Buckling Roads Ahead

A historic heat wave has the Pacific Northwest caught in its grip. One of the few places that many believed would largely escape the worst of climate change has seen temperatures reach triple digits this past weekend. Portland, Oregon, hit 112 degrees Fahrenheit on Sunday, breaking the all-time high of 108 degrees Fahrenheit, which had been set just the day before. Seattle, for the first time since records started being kept in 1897, experienced two consecutive triple-digit days. Despite the Northwest’s reputation for moderate weather, it’s so hot that roads are buckling, even the interstate highways.

One of the roads in Washington State buckling in the recent historic heat wave. Twitter: @wspd7pio.

Other areas of the West face even worse conditions. “The Southwest is getting hammered by climate change harder than almost any other part of the country, apart from perhaps coastal cities,” points out Jonathan Overpeck, a climate scientist at the University of Michigan. “And as bad as it might seem today, this is about as good as it’s going to get if we don’t get global warming under control.”

According to a hair-raising report by the UN’s Intergovernmental Panel on Climate Change (IPCC), a draft of which was obtained recently by Agence France-Presse (AFP), the outlook is unrelievedly grim if we don’t change direction immediately. Pulling no punches, the report bluntly declares that “the worst is yet to come.”

Entire societies and ecosystems will begin to come apart under the stress. “Species extinction, more widespread disease, unlivable heat, ecosystem collapse, cities menaced by rising seas – these and other devastating climate impacts are accelerating and bound to become painfully obvious before a child born today turns 30,” according to the AFP account.

The 4000-page IPCC draft report, not scheduled for release until February 2022, constitutes the most comprehensive assessment so far of how climate change is disrupting our world. As have numerous other studies, the IPCC analysis makes clear that those least responsible for climate destabilization are suffering disproportionately. In particular, indigenous communities struggle to preserve their cultural practices, traditions, and livelihoods in the face of rapid global warming that they did little to set off.

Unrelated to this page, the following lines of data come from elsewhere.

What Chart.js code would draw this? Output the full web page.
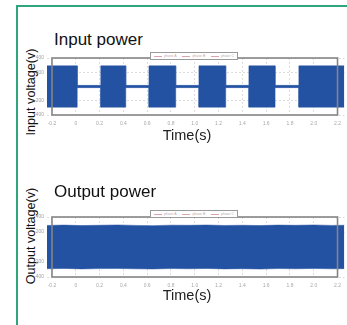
<!DOCTYPE html>
<html>
<head>
<meta charset="utf-8">
<script src="https://cdn.jsdelivr.net/npm/chart.js@4/dist/chart.umd.min.js"></script>
<style>
  html, body { margin: 0; padding: 0; background: #fff; }
  body { width: 347px; height: 325px; position: relative; overflow: hidden;
         font-family: 'Liberation Sans', Arial, sans-serif; }
  .frame-top { position: absolute; left: 16px; top: 5px; width: 331px; height: 2px; background: #2fa57c; }
  .frame-left { position: absolute; left: 16px; top: 5px; width: 2px; height: 320px; background: #2fa57c; }
  .title { position: absolute; left: 54px; font-size: 17px; color: #111; line-height: 1; }
  .ylab { position: absolute; font-size: 12.6px; color: #111; white-space: nowrap; line-height: 1;
          transform: translate(-50%, -50%) rotate(-90deg); }
  .xlab { position: absolute; font-size: 14.5px; color: #222; line-height: 1; transform: translateX(-50%); }
  .box { position: absolute; width: 347px; height: 160px; left: 0; }
  .legend { position: absolute; left: 150px; width: 86px; height: 6px; background: #fff;
            border: 1px solid #9a9a9a; display: flex; align-items: center; justify-content: space-around;
            font-size: 3.5px; color: #b9a9ad; }
  .legend span::before { content: ''; display: inline-block; width: 8px; height: 1px;
                         background: #d9a3ad; vertical-align: middle; margin-right: 2px; }
</style>
</head>
<body>
<div class="frame-top"></div>
<div class="frame-left"></div>

<div class="title" style="top:31px">Input power</div>
<div class="ylab" style="left:31px; top:92px">Input voltage(v)</div>
<div class="box" style="top:0"><canvas id="inputChart"></canvas></div>
<div class="xlab" style="left:187px; top:128px">Time(s)</div>
<div class="legend" style="top:52px"><span>phase A</span><span>phase B</span><span>phase C</span></div>

<div class="title" style="top:183px">Output power</div>
<div class="ylab" style="left:31px; top:236px">Output voltage(v)</div>
<div class="box" style="top:160px"><canvas id="outputChart"></canvas></div>
<div class="xlab" style="left:187px; top:288px">Time(s)</div>
<div class="legend" style="top:210px"><span>phase A</span><span>phase B</span><span>phase C</span></div>

<script>
// axis ticks
const xTicks = [-0.2, 0, 0.2, 0.4, 0.6, 0.8, 1, 1.2, 1.4, 1.6, 1.8, 2, 2.2];
const yTicks = [-400, -200, 200, 400];

// input voltage envelope (switching on/off bursts)
const inputTime  = [-0.242, 0.012, 0.012, 0.21, 0.21, 0.42, 0.42, 0.615, 0.615, 0.84, 0.84, 1.035, 1.035, 1.26, 1.26, 1.455, 1.455, 1.675, 1.675, 1.875, 1.875, 2.258];
const inputUpper = [290, 290, 16, 16, 290, 290, 16, 16, 290, 290, 16, 16, 290, 290, 16, 16, 290, 290, 16, 16, 290, 290];
const inputLower = [-290, -290, -16, -16, -290, -290, -16, -16, -290, -290, -16, -16, -290, -290, -16, -16, -290, -290, -16, -16, -290, -290];

// output voltage envelope (steady with small ripple)
const outputTime  = [-0.242, -0.1, 0.05, 0.2, 0.35, 0.5, 0.65, 0.8, 0.95, 1.1, 1.25, 1.4, 1.55, 1.7, 1.85, 2.0, 2.15, 2.258];
const outputUpper = [288, 292, 286, 290, 294, 288, 285, 291, 289, 293, 287, 290, 286, 292, 289, 294, 288, 290];
const outputLower = [-290, -286, -292, -288, -285, -291, -293, -287, -290, -286, -292, -289, -294, -287, -290, -286, -291, -289];

const BLUE = '#2452a3';

const frameBox = {
  id: 'frameBox',
  afterDraw(chart) {
    const { ctx, chartArea, scales } = chart;
    const l = scales.x.getPixelForValue(xTicks[0]);
    const r = scales.x.getPixelForValue(xTicks[xTicks.length - 1]);
    ctx.save();
    ctx.strokeStyle = '#858585';
    ctx.lineWidth = 1.6;
    ctx.strokeRect(l, chartArea.top, r - l, chartArea.bottom - chartArea.top);
    ctx.restore();
  }
};

function makeChart(id, time, upper, lower, topPad, bottomH) {
  const pts = (arr) => time.map((t, i) => ({ x: t, y: arr[i] }));
  return new Chart(document.getElementById(id), {
    type: 'line',
    data: {
      datasets: [
        { data: pts(upper), borderColor: BLUE, borderWidth: 0.5, pointRadius: 0, tension: 0, fill: false },
        { data: pts(lower), borderColor: BLUE, borderWidth: 0.5, pointRadius: 0, tension: 0,
          fill: '-1', backgroundColor: BLUE },
      ],
    },
    options: {
      responsive: true,
      maintainAspectRatio: false,
      animation: false,
      layout: { padding: { left: 0, right: 0, top: topPad, bottom: 0 } },
      plugins: { legend: { display: false }, tooltip: { enabled: false } },
      scales: {
        x: {
          type: 'linear',
          min: -0.242,
          max: 2.258,
          afterBuildTicks: (s) => { s.ticks = xTicks.map(v => ({ value: v })); },
          afterFit: (s) => { s.height = bottomH; },
          ticks: { color: '#a8a8a8', font: { size: 5 }, padding: 6, maxRotation: 0, autoSkip: false },
          grid: { color: '#d4d4d4', drawTicks: false, lineWidth: 0.8 },
          border: { display: false, dash: [2, 2] },
        },
        y: {
          min: -400,
          max: 400,
          afterBuildTicks: (s) => { s.ticks = yTicks.map(v => ({ value: v })); },
          afterFit: (s) => { s.width = 47; },
          ticks: { color: '#a0a0a0', font: { size: 5 }, padding: 3 },
          grid: { color: '#d4d4d4', drawTicks: false, lineWidth: 0.8 },
          border: { display: false, dash: [2, 2] },
        },
      },
    },
    plugins: [frameBox],
  });
}

makeChart('inputChart', inputTime, inputUpper, inputLower, 58, 45);
makeChart('outputChart', outputTime, outputUpper, outputLower, 57, 43);
</script>
</body>
</html>
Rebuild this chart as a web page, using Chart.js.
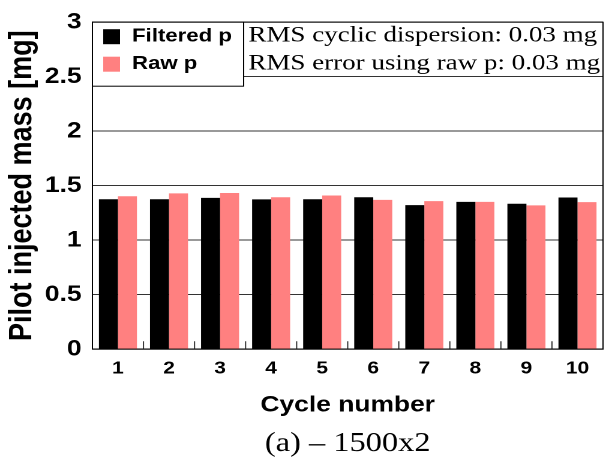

Perhaps the most urgent point made in the IPCC report is that current levels of adaptation are not nearly sufficient to meet the moment. Even under an optimistic scenario of two degrees Celsius of warming by mid-century, the projections are startling. Billions of people will endure coastal destruction, drought, famine, wildfire, and extreme poverty.

The IPCC emphasizes that the foreboding picture it paints doesn’t relieve us of the obligation to do everything we can to keep the situation from completely unraveling. It notes that there are still significant steps we can take to mitigate the worst consequences of climate change. But, as the AFP dispatch puts it, “simply swapping a gas guzzler for a Tesla or planting billions of trees to offset business-as-usual isn’t going to cut it.”

“We need transformational change operating on processes and behaviours at all levels: individual, communities, business, institutions and governments,” insists the IPCC report. “We must redefine our way of life and consumption.”

The question, of course, is whether we can pull off this kind of sweeping makeover. What will it take to convince people and their governments that this is the only viable way forward? The answer remains to be seen but, like the ghost of Hamlet’s father, the question hangs over us, warning of a dire end if we fail to pay attention.

Pointing to past major climate shocks, the IPCC report observes that they upended the environment and wiped out the vast majority of species. “Life on Earth can recover from a drastic climate shift by evolving into new species and creating new ecosystems,” it cautions. “Humans cannot.”

P.S. It hit 116 Degrees Fahrenheit in Portland, OR yesterday. Three days, three records in a row. Oh, and it was another triple-digit day in Seattle. So that’s the first time that we know of that Seattle had three triple-digit days in a row.